J’entends déjà certains dire que le Québec ne peut se comparer avec Hawaï. Pas la même réalité. Oui, l’enjeu du surtourisme y est plus présent (voir mon calcul de ratio), oui au Québec on a plus d’espace, mais en meme temps nos visiteurs de l’extérieur viennent nous visiter, surtout durant 6 mois, tandis qu’à Hawaï c’est réparti sur l’année entière…
- Ratio population/touristes de l’extérieur
- Québec : 8,8 M[2] touristes versus 8,3 M résidents = 1,06
- Hawaï : 10,4 M touristes versus 1,4 M résidents = 7,43
- Dimension du territoire
- Québec : 556 000 km carrés[3] (le 1/3 du Québec qui reçoit un minimum de touristes)
- Hawaï : 28 311 km carrés
- Saisonnalité : Hawaï est une destination qui opère 12 mois par année, tandis que les touristes provenant du hors Québec séjournent ici en grande majorité entre mai et octobre, répartis sur 6 mois.
Sentier le Grand Tour, Parc National du Bic. Crédit photo : Geneviève Turner.

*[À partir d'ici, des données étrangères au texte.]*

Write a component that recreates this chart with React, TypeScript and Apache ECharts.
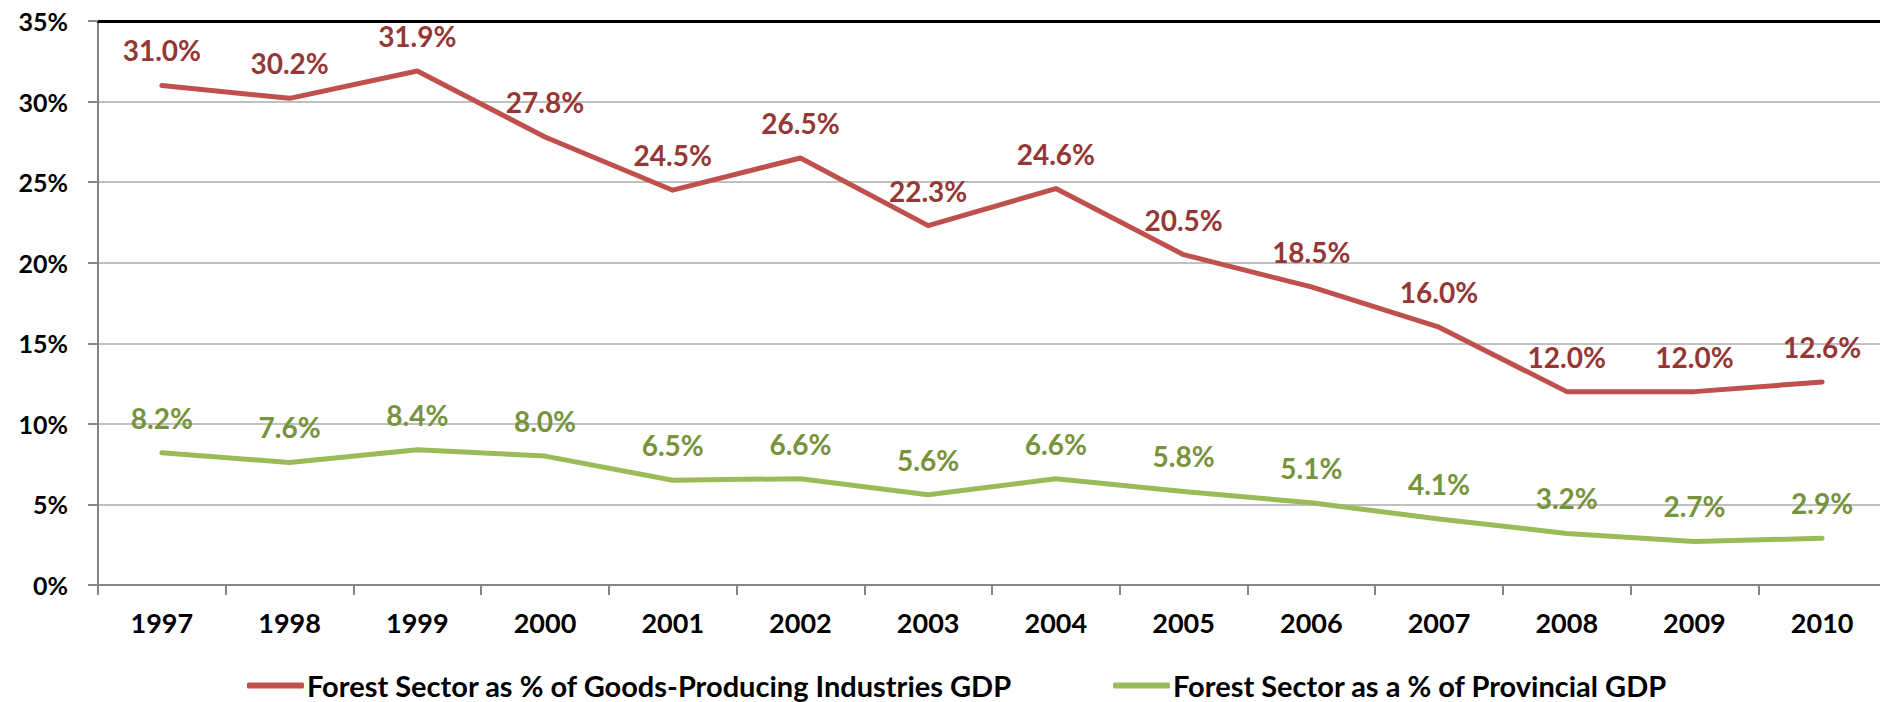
import React, { useEffect, useRef } from "react";
import * as echarts from "echarts";

const years = ["1997", "1998", "1999", "2000", "2001", "2002", "2003", "2004", "2005", "2006", "2007", "2008", "2009", "2010"];
const goodsProducingShare = [31.0, 30.2, 31.9, 27.8, 24.5, 26.5, 22.3, 24.6, 20.5, 18.5, 16.0, 12.0, 12.0, 12.6];
const provincialShare = [8.2, 7.6, 8.4, 8.0, 6.5, 6.6, 5.6, 6.6, 5.8, 5.1, 4.1, 3.2, 2.7, 2.9];
const seriesNames = [
  "Forest Sector as % of Goods-Producing Industries GDP",
  "Forest Sector as a % of Provincial GDP",
];

const FONT = "Lato";

export default function App() {
  const ref = useRef<HTMLDivElement>(null);
  useEffect(() => {
    if (!ref.current) return;
    const chart = echarts.init(ref.current, undefined, { renderer: "svg" });
    const axisGray = "#868686";
    const labelFmt = (p: any) => Number(p.value).toFixed(1) + "%";
    const legendText = { fontFamily: FONT, fontWeight: "bold", fontSize: 29, color: "#000", padding: [0, 0, 0, -2] };
    chart.setOption({
      animation: false,
      backgroundColor: "#ffffff",
      textStyle: { fontFamily: FONT },
      grid: { left: 98, right: 4, top: 21, bottom: 117, containLabel: false },
      legend: [
        {
          data: [seriesNames[0]],
          left: 247,
          top: 671,
          padding: 0,
          icon: "roundRect",
          itemWidth: 57,
          itemHeight: 6,
          itemGap: 0,
          textStyle: legendText,
        },
        {
          data: [seriesNames[1]],
          left: 1113,
          top: 671,
          padding: 0,
          icon: "roundRect",
          itemWidth: 57,
          itemHeight: 6,
          itemGap: 0,
          textStyle: legendText,
        },
      ],
      xAxis: [
        {
          type: "category",
          data: years,
          boundaryGap: true,
          axisLine: { lineStyle: { color: axisGray, width: 2 } },
          axisTick: { show: true, length: 10, lineStyle: { color: axisGray, width: 2 } },
          axisLabel: { fontFamily: FONT, fontWeight: "bold", fontSize: 27, color: "#000", margin: 24, interval: 0 },
          splitLine: { show: false },
        },
        {
          type: "category",
          data: years,
          position: "top",
          axisLine: { lineStyle: { color: "#000", width: 3 } },
          axisTick: { show: false },
          axisLabel: { show: false },
          splitLine: { show: false },
        },
      ],
      yAxis: {
        type: "value",
        min: 0,
        max: 35,
        interval: 5,
        axisLine: { show: true, lineStyle: { color: axisGray, width: 2 } },
        axisTick: { show: true, length: 10, lineStyle: { color: axisGray, width: 2 } },
        axisLabel: {
          fontFamily: FONT,
          fontWeight: "bold",
          fontSize: 25,
          color: "#000",
          margin: 30,
          formatter: "{value}%",
        },
        splitLine: { show: true, lineStyle: { color: "#C0C0C0", width: 2 } },
      },
      series: [
        {
          name: seriesNames[0],
          type: "line",
          data: goodsProducingShare,
          showSymbol: true,
          symbol: "circle",
          symbolSize: 0.1,
          lineStyle: { color: "#C0504D", width: 5, cap: "round", join: "round" },
          itemStyle: { color: "#C0504D" },
          label: {
            show: true,
            position: "top",
            distance: 21,
            formatter: labelFmt,
            fontFamily: FONT,
            fontWeight: "bold",
            fontSize: 28,
            color: "#953735",
          },
        },
        {
          name: seriesNames[1],
          type: "line",
          data: provincialShare,
          showSymbol: true,
          symbol: "circle",
          symbolSize: 0.1,
          lineStyle: { color: "#9BBB59", width: 5, cap: "round", join: "round" },
          itemStyle: { color: "#9BBB59" },
          label: {
            show: true,
            position: "top",
            distance: 21,
            formatter: labelFmt,
            fontFamily: FONT,
            fontWeight: "bold",
            fontSize: 28,
            color: "#77933C",
          },
        },
      ],
    });
    return () => chart.dispose();
  }, []);
  return (
    <div style={{ position: "fixed", left: 0, top: 0, width: 1880, height: 702, overflow: "hidden", background: "#fff" }}>
      <div ref={ref} style={{ width: 1890, height: 702 }} />
    </div>
  );
}
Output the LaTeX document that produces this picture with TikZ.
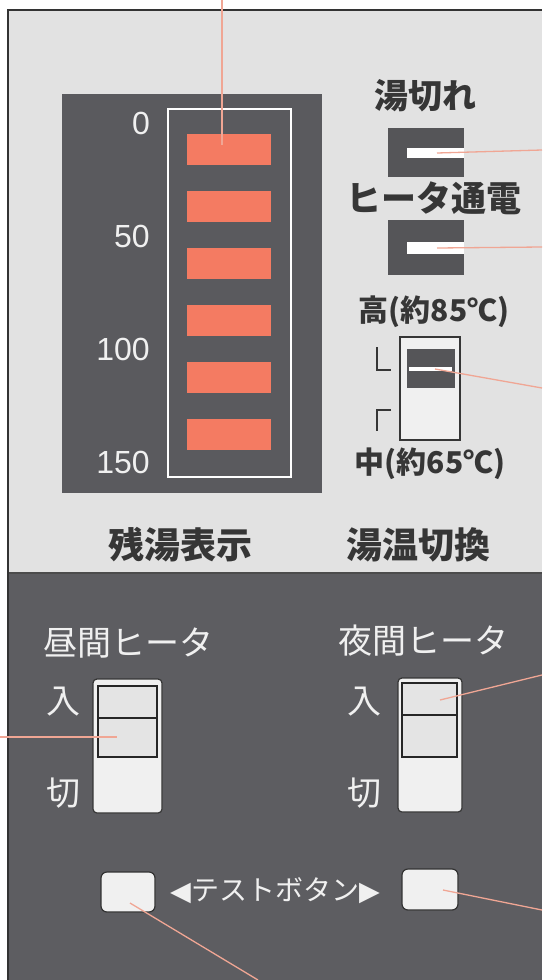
\documentclass[tikz,border=0pt]{standalone}
\usepackage{fontspec}
\newfontfamily\jp{Noto Sans CJK JP}
\newfontfamily\num{Liberation Sans}
\newfontfamily\tri{DejaVu Sans}
\definecolor{panel}{HTML}{E2E2E2}
\definecolor{darkp}{HTML}{5D5D61}
\definecolor{boxc}{HTML}{5A5A5E}
\definecolor{barc}{HTML}{F47B62}
\definecolor{leadc}{HTML}{F0A694}
\definecolor{labc}{HTML}{363636}
\definecolor{indc}{HTML}{555558}
\definecolor{swc}{HTML}{F0F0F0}
\tikzset{
  lead/.style={draw=leadc, line width=1.3pt},
  blbl/.style={font=\jp\bfseries\fontsize{34}{34}\selectfont, text=labc, inner sep=0pt},
  slbl/.style={font=\jp\bfseries\fontsize{30}{30}\selectfont, text=labc, inner sep=0pt},
  wlbl/.style={font=\jp\fontsize{34}{34}\selectfont, text=swc, inner sep=0pt},
  numlbl/.style={font=\num\fontsize{32}{32}\selectfont, text=swc, inner sep=0pt, anchor=east},
  bar/.style={fill=barc, draw=none},
  ind/.style={fill=indc, draw=none},
  slot/.style={fill=white, draw=none},
  swout/.style={fill=swc, draw=labc, line width=1.2pt, rounded corners=4pt},
  swin/.style={fill=swc!95!black, draw=black!85, line width=2.4pt},
  btn/.style={fill=swc, draw=black!80, line width=1.2pt, rounded corners=6pt},
}
\begin{document}
\begin{tikzpicture}[x=1pt,y=-1pt]
\useasboundingbox (0,0) rectangle (542,980);
\fill[white] (0,0) rectangle (542,980);
% panels
\fill[panel] (8,10) rectangle (542,573);
\draw[black!80, line width=1.5pt] (8,980) -- (8,10) -- (542,10);
\fill[darkp] (9,573) rectangle (542,980);
\draw[black!70, line width=1.2pt] (9,573) -- (542,573);
% level display
\fill[boxc] (62,94) rectangle (322,493);
\draw[white, line width=1.1pt] (168,109) rectangle (291,477);
\foreach \i in {1,...,6}{
  \path[bar] (187,{134+57*(\i-1)}) rectangle (271,{165+57*(\i-1)});
  \coordinate (bar\i) at (229,{149.5+57*(\i-1)});
}
\node[numlbl] (n0) at (150,123) {0};
\node[numlbl] (n50) at (150,236) {50};
\node[numlbl] (n100) at (150,349) {100};
\node[numlbl] (n150) at (150,462) {150};
\coordinate (topend) at (222,0);
\coordinate (bar1tip) at (222,145);
\draw[lead] (topend) -- (bar1tip);
% indicators
\node[blbl] (yugire) at (425,96) {湯切れ};
\path[ind] (388,128) rectangle (464,177);
\path[slot] (407,148) rectangle (464,158);
\coordinate (ind1) at (437,153);
\node[blbl, font=\jp\bfseries\fontsize{35}{35}\selectfont] (heater) at (434,198) {ヒータ通電};
\path[ind] (388,220) rectangle (464,275);
\path[slot] (407,242) rectangle (464,254);
\coordinate (ind2) at (437,248);
\coordinate (e1) at (542,150);
\coordinate (e2) at (542,247);
\draw[lead] (ind1) -- (e1);
\draw[lead] (ind2) -- (e2);
% temperature switch
\node[slbl] (high) at (434,312) {高(約85℃)};
\draw[fill=swc, draw=labc, line width=2.4pt] (400,337) rectangle (460,440);
\path[ind] (407,349) rectangle (455,388);
\fill[white] (409,366.5) rectangle (452,371);
\coordinate (sw1) at (435,369);
\draw[labc, line width=2pt] (377,347) -- (377,370) -- (391,370);
\draw[labc, line width=2pt] (391,410) -- (377,410) -- (377,431);
\node[slbl] (mid) at (430,464) {中(約65℃)};
\coordinate (e3) at (542,388);
\draw[lead] (sw1) -- (e3);
% bottom labels of upper panel
\node[blbl, font=\jp\bfseries\fontsize{36}{36}\selectfont] (zanyu) at (180,545) {残湯表示};
\node[blbl, font=\jp\bfseries\fontsize{36}{36}\selectfont] (yuon) at (418,545) {湯温切換};
% day heater
\node[wlbl] (day) at (128,643) {昼間ヒータ};
\node[wlbl] (dayin) at (63,702) {入};
\node[wlbl] (dayoff) at (63,793) {切};
\path[swout] (93,679) rectangle (162,813);
\path[swin] (98,686) rectangle (157,757);
\draw[black!85, line width=2.4pt] (98,718) -- (157,718);
\coordinate (daysw) at (117,737);
\coordinate (e4) at (0,737);
\draw[lead] (e4) -- (daysw);
% night heater
\node[wlbl] (night) at (423,641) {夜間ヒータ};
\node[wlbl] (nightin) at (364,702) {入};
\node[wlbl] (nightoff) at (364,793) {切};
\path[swout] (398,678) rectangle (462,812);
\path[swin] (402,683) rectangle (457,757);
\draw[black!85, line width=2.4pt] (402,715) -- (457,715);
\coordinate (nightsw) at (440,700);
\coordinate (e5) at (542,675);
\draw[lead] (nightsw) -- (e5);
% test buttons
\path[btn] (101,872) rectangle (155,912);
\path[btn] (402,869) rectangle (458,910);
\node[wlbl, font=\jp\fontsize{28}{28}\selectfont] (test) at (275,891) {{\tri\fontsize{27}{27}\selectfont ◀}テストボタン{\tri\fontsize{27}{27}\selectfont ▶}};
\coordinate (btnl) at (130,903);
\coordinate (btnr) at (443,890);
\coordinate (e6) at (258,980);
\coordinate (e7) at (542,910);
\draw[lead] (btnl) -- (e6);
\draw[lead] (btnr) -- (e7);
\end{tikzpicture}
\end{document}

Pour moi, cette réalité hawaïenne, leurs actuelles réflexions et les nouvelles stratégies durables, sont les mêmes que ce qu’a vécu la Gaspésie l’été passé ou ce que subissent les résidents du Vieux-Québec depuis des décennies. L’inspiration à aller chercher dans les eaux bleues et plastiques du Pacifique doit venir du fait que le tourisme durable s’encre au départ dans le milieu, au bénéfice des citoyens et des régions, et qu’il faut changer nos mesures de performance. Toujours plus de visiteurs, plus de recettes touristiques, plus de gros aéroports… ce n’est pas ce qui va nous rendre plus heureux et surtout pas plus respectueux de l’environnement. Entre nous, la croissance en volumes est probablement inévitable, mais elle doit devenir à tout le moins responsable et réellement carbone neutre.
Nous aurons ensemble, dans les prochains mois et dans les années à venir, à définir la ligne de « capacité de support » de nos milieux naturels, urbains et campagnards. Atteindre cet équilibre des écosystèmes doit faire partie de nos stratégies touristiques québécoises.
La valeur hawaïenne du « kuleana » (responsabilité) doit nous guider à l’avenir. Responsabilité individuelle et responsabilité en tant qu’acteur du tourisme.
Jean-Michel Perron
Conseiller en tourisme (PARConseils.ca) et blogueur (Tourte Voyageuse)
[1] Pour l’Histoire : il devint un état en 1959 sans l’accord du peuple hawaïen. Avec l’Apology Resolution du 23 novembre 1993, le Congrès américain souligne ainsi ce point en reconnaissant que le peuple hawaïen n’avait jamais renoncé à sa souveraineté au profit des États-Unis. En droit international, le statut d’Hawaï est donc non légal, ni valide. Lors de la candidature de Barak Obama, lui qui est né à Hawaï, c’est sur ce fait qu’on l’accusa de ne pas être né aux États-Unis, donc qu’il ne pouvait prétendre devenir président !
[2] Touristes en provenance du hors-Québec incluant le ROC. Source : Tourisme Québec, 2017.
[3] Tout le nord du Québec possède un potentiel immense en développement touristique, mais la réalité en volume de touristes d’agrément est infime faute d’accessibilité, de capacité d’accueil et de développement de l’offre touristique.